▸ Exercise instructions:
Reproduce the data below in full and exclude every picture.

+ + + +

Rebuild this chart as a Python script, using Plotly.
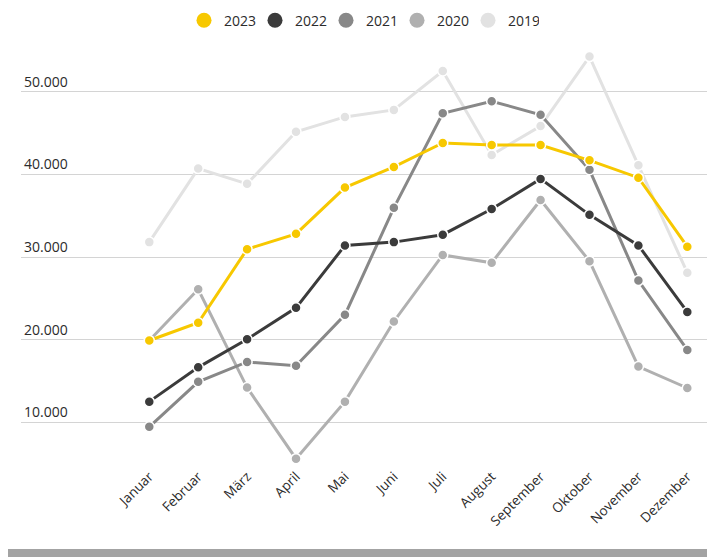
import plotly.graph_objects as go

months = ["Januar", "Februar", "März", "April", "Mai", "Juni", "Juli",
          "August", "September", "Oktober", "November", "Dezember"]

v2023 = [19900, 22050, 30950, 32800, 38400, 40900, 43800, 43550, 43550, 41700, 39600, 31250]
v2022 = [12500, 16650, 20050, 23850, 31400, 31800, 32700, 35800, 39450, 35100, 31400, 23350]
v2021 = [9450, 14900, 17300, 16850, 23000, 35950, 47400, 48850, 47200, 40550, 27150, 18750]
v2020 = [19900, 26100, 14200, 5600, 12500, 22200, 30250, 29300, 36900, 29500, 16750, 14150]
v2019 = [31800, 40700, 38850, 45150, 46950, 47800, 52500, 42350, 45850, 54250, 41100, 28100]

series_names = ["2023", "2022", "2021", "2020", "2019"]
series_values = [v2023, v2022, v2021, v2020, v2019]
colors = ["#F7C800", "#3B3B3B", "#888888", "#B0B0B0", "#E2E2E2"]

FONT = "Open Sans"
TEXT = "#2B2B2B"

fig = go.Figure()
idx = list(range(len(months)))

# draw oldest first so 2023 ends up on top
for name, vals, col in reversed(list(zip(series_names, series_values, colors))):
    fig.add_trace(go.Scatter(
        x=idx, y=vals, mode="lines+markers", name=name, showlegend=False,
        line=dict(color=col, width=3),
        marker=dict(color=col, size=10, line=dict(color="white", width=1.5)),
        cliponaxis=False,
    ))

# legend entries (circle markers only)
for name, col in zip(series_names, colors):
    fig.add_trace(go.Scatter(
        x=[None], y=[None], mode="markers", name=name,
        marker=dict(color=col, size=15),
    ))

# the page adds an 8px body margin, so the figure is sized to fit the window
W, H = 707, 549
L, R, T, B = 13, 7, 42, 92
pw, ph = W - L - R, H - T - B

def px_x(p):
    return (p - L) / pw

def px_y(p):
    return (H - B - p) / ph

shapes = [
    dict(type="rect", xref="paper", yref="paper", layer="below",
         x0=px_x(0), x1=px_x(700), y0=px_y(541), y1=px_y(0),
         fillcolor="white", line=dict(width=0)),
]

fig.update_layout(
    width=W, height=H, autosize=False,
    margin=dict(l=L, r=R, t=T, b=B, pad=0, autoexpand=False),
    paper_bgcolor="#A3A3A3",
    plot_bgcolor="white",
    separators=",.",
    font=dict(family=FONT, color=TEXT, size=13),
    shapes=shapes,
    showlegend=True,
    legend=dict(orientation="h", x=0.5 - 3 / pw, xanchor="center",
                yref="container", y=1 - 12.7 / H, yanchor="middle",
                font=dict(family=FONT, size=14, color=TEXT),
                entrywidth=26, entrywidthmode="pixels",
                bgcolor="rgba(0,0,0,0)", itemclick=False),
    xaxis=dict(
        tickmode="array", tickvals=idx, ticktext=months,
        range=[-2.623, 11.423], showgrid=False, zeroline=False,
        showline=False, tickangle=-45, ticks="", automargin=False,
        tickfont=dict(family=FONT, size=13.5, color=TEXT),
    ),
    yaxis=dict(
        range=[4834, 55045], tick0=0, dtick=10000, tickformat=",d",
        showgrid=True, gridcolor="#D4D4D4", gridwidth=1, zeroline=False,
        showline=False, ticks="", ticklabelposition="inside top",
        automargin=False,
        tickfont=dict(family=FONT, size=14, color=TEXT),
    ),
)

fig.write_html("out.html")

+ + + +

▸ Output of the task:
Rebuild this chart as a Python script, using Plotly.
import plotly.graph_objects as go

months = ["Januar", "Februar", "März", "April", "Mai", "Juni", "Juli",
          "August", "September", "Oktober", "November", "Dezember"]

v2023 = [19900, 22050, 30950, 32800, 38400, 40900, 43800, 43550, 43550, 41700, 39600, 31250]
v2022 = [12500, 16650, 20050, 23850, 31400, 31800, 32700, 35800, 39450, 35100, 31400, 23350]
v2021 = [9450, 14900, 17300, 16850, 23000, 35950, 47400, 48850, 47200, 40550, 27150, 18750]
v2020 = [19900, 26100, 14200, 5600, 12500, 22200, 30250, 29300, 36900, 29500, 16750, 14150]
v2019 = [31800, 40700, 38850, 45150, 46950, 47800, 52500, 42350, 45850, 54250, 41100, 28100]

series_names = ["2023", "2022", "2021", "2020", "2019"]
series_values = [v2023, v2022, v2021, v2020, v2019]
colors = ["#F7C800", "#3B3B3B", "#888888", "#B0B0B0", "#E2E2E2"]

FONT = "Open Sans"
TEXT = "#2B2B2B"

fig = go.Figure()
idx = list(range(len(months)))

# draw oldest first so 2023 ends up on top
for name, vals, col in reversed(list(zip(series_names, series_values, colors))):
    fig.add_trace(go.Scatter(
        x=idx, y=vals, mode="lines+markers", name=name, showlegend=False,
        line=dict(color=col, width=3),
        marker=dict(color=col, size=10, line=dict(color="white", width=1.5)),
        cliponaxis=False,
    ))

# legend entries (circle markers only)
for name, col in zip(series_names, colors):
    fig.add_trace(go.Scatter(
        x=[None], y=[None], mode="markers", name=name,
        marker=dict(color=col, size=15),
    ))

# the page adds an 8px body margin, so the figure is sized to fit the window
W, H = 707, 549
L, R, T, B = 13, 7, 42, 92
pw, ph = W - L - R, H - T - B

def px_x(p):
    return (p - L) / pw

def px_y(p):
    return (H - B - p) / ph

shapes = [
    dict(type="rect", xref="paper", yref="paper", layer="below",
         x0=px_x(0), x1=px_x(700), y0=px_y(541), y1=px_y(0),
         fillcolor="white", line=dict(width=0)),
]

fig.update_layout(
    width=W, height=H, autosize=False,
    margin=dict(l=L, r=R, t=T, b=B, pad=0, autoexpand=False),
    paper_bgcolor="#A3A3A3",
    plot_bgcolor="white",
    separators=",.",
    font=dict(family=FONT, color=TEXT, size=13),
    shapes=shapes,
    showlegend=True,
    legend=dict(orientation="h", x=0.5 - 3 / pw, xanchor="center",
                yref="container", y=1 - 12.7 / H, yanchor="middle",
                font=dict(family=FONT, size=14, color=TEXT),
                entrywidth=26, entrywidthmode="pixels",
                bgcolor="rgba(0,0,0,0)", itemclick=False),
    xaxis=dict(
        tickmode="array", tickvals=idx, ticktext=months,
        range=[-2.623, 11.423], showgrid=False, zeroline=False,
        showline=False, tickangle=-45, ticks="", automargin=False,
        tickfont=dict(family=FONT, size=13.5, color=TEXT),
    ),
    yaxis=dict(
        range=[4834, 55045], tick0=0, dtick=10000, tickformat=",d",
        showgrid=True, gridcolor="#D4D4D4", gridwidth=1, zeroline=False,
        showline=False, ticks="", ticklabelposition="inside top",
        automargin=False,
        tickfont=dict(family=FONT, size=14, color=TEXT),
    ),
)

fig.write_html("out.html")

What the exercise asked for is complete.